Monday, June 1, 2009

Spur of the Moment San Francisco

We were supposed to be camping on Lake Shasta today, but when the forecast called for a 25% chance of thunderstorms, we decided that taking an aluminum boat across the water to sleep under the stars during potential lightning sounded less than fun. So, my brilliant husband suggested we take a spur of the moment trip to San Francisco instead. I just have to love that adventurous spirit which remonds me of when we were young and free. We've been wanting to go for months, and a travel deals email newsletter I subscribe to just happened to recently post a special on the newly remodeled Hotel Tomo in Japantown. We booked a room yesterday, loaded the animals food and water bins last night and hit the road at 6:30 this morning. I gotta say, the internet is just so darn handy for travel. In less than an hour on a Sunday night I was able to book a bargain room and find more than enough free and cheap stuff to do all over the city.

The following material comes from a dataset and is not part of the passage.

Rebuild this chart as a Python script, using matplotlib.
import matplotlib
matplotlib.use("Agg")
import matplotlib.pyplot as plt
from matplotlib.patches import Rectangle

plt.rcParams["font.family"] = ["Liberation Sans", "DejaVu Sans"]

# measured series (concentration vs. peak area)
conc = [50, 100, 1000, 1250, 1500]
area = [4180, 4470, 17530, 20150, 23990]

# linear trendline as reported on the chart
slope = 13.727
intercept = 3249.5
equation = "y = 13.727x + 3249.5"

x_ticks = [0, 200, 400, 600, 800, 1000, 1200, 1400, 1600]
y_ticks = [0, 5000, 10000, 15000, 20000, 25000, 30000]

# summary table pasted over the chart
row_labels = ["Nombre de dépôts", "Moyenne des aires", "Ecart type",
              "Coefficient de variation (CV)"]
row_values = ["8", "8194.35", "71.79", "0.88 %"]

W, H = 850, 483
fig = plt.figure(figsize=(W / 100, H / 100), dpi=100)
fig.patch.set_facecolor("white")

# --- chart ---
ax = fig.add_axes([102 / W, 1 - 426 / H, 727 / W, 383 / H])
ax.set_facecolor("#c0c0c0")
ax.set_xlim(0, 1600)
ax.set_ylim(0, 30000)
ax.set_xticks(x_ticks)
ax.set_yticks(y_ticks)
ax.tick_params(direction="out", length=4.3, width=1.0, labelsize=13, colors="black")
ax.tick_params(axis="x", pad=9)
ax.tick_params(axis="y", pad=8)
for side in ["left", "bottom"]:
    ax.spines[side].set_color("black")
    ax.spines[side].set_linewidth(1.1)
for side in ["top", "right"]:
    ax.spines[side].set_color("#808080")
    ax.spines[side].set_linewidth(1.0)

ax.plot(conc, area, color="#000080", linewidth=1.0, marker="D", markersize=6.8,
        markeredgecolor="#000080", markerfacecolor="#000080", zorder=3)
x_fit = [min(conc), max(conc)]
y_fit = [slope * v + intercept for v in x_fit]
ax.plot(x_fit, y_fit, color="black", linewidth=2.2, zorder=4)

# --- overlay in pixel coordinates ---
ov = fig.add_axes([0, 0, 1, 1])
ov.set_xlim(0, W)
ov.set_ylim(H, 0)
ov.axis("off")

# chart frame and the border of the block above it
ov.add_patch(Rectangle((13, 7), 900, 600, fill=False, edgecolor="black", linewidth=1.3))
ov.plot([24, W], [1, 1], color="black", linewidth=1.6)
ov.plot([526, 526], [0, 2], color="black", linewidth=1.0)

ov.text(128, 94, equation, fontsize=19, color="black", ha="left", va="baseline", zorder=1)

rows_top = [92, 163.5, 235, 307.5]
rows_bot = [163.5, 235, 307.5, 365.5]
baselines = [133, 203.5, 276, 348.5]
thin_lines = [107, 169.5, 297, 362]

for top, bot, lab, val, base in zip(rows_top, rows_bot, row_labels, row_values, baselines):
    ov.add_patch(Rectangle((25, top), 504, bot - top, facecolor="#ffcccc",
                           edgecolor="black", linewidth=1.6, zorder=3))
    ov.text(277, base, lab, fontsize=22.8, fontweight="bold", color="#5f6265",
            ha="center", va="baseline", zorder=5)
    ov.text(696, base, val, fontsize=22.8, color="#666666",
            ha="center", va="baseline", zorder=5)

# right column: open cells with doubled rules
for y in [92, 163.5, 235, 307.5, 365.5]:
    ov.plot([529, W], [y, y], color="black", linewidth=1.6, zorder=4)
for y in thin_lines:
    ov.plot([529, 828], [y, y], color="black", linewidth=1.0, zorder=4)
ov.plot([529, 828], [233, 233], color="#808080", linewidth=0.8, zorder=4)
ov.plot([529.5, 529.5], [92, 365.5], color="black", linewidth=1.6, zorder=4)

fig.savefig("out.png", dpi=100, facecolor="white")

After sleeping through the alarm and snooze, we still arrived in time to start a walking tour of Fisherman's Wharf. We had to bail on the tour early, as it was freezing and although the guide was nice enough, at every frigid stop he just took too long with his talking, and we were shivering. I know public speaking isn't always easy, but limiting “uuuum” and “uuuhhh” from a speech really can keep things moving. We needed to buy beanies for the kid's heads and eat chocolate at Ghirardelli, so we snuck out on our own. We explored boats, shops and maritime history, played with antique amusements, and ate $50 worth of clam chowder in sourdough bread bowls which we do every time we go to San Francisco (so much for cheap.) How wonderful to be in a city where you can just walk into an art gallery and see works by Dali, Picasso, Chagall, and Warholl.

After we had our fill of the area around the piers, we headed to the Presidio which has some beautiful old buildings, lovely waterfront and wooded trails and of course, lots of history. Fort Point is at the foot of the Golden Gate Bridge and has all sorts of wonderful old brick halls, spiral staircases and passageways for kids to run through. If it hadn't been windy enough to blow Dorothy back to Kansas, we might have walked across the Golden Gate Bridge, but it was beyond blustery, so we skipped that.

We checked into the Hotel Tomo, which I must say is the funnest hotel in the Best Western chain I have ever stayed at. It features Japanese pop culture d├ęcor galore, cool chairs, colorful doors, and full wall anime murals in every room. After a bunch of snacks, multiple trips up and down the elevator- stopping at most floors, a few short moments of rest, and a much deserved glass of wine, we are off to go explore the neighborhood. Adventure is good.